Correct way to implement custom model on top of pretrained bert?

Me and my team (Beginners) are doing an ML project with BERT huggingface where we are carrying out binary classification on sentences based on an attribute of the sentence. This is our code for our own custom model based upon the
neuralspace-reverie/indic-transformers-bn-bert pretrained model. We are confused if the ordering of dropout and activation function matters in the class, and if overall the implementation of custom hidden layers are correct. We intended to add 2 dense layers (l1 and l2) with tanh activation function and dropout 0.1. The number of nodes for these layers are 512 and 256 respectively.

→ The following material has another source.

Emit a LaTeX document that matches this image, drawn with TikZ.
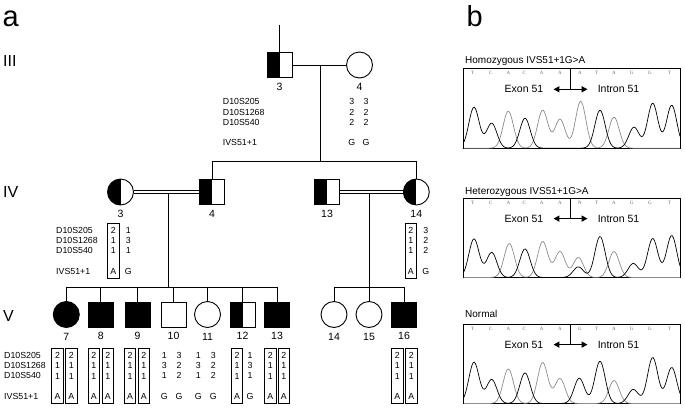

We used softmax as output layer.

class MyTaskSpecificCustomModel(nn.Module):
    def __init__(self, checkpoint, num_labels):
        super(MyTaskSpecificCustomModel, self).__init__()
        self.num_labels = num_labels
        
        self.model = AutoModel.from_pretrained(checkpoint, config = AutoConfig.from_pretrained(checkpoint,output_attention = True,output_hidden_state = True))
        
        # This is to freeze the weights of the pretrained model.
        for _ , param in self.model.named_parameters():
            param.requires_grad=False
            
        # New Layer
        self.dropout1 = nn.Dropout(0.1)
        # self.classifier = nn.Linear(768, num_labels )
        #layer 1
        self.dropout2 = nn.Dropout(0.1)
        self.activation1 = nn.Tanh()
        self.l1 = nn.Linear(768, 512)

        #layer 2
        self.dropout3 = nn.Dropout(0.1)
        self.l2 = nn.Linear(512, 256)
        self.activation2 = nn.Tanh()

        #layer 3
        self.l3 = nn.Linear(256, num_labels)
        # self.activation3 = nn.Tanh()
        self.softmax = nn.LogSoftmax(dim=1)
        
    def forward(self, input_ids = None, attention_mask=None, Type = None):
        outputs = self.model(input_ids = input_ids, attention_mask = attention_mask)
        last_hidden_state = outputs[0]       
        sequence_outputs = self.dropout1(last_hidden_state)
        
        # logits = self.classifier(sequence_outputs[:, 0, : ].view(-1, 768))
        #layer 1
        logits = self.l1(sequence_outputs[:, 0, : ].view(-1, 768))
        logits = self.dropout2(logits)
        logits = self.activation1(logits)

        #layer 2
        logits = self.l2(logits)
        logits = self.dropout3(logits)
        logits = self.activation2(logits)

        #output layer
        logits = self.l3(logits)
        logits = self.softmax(logits)

        return logits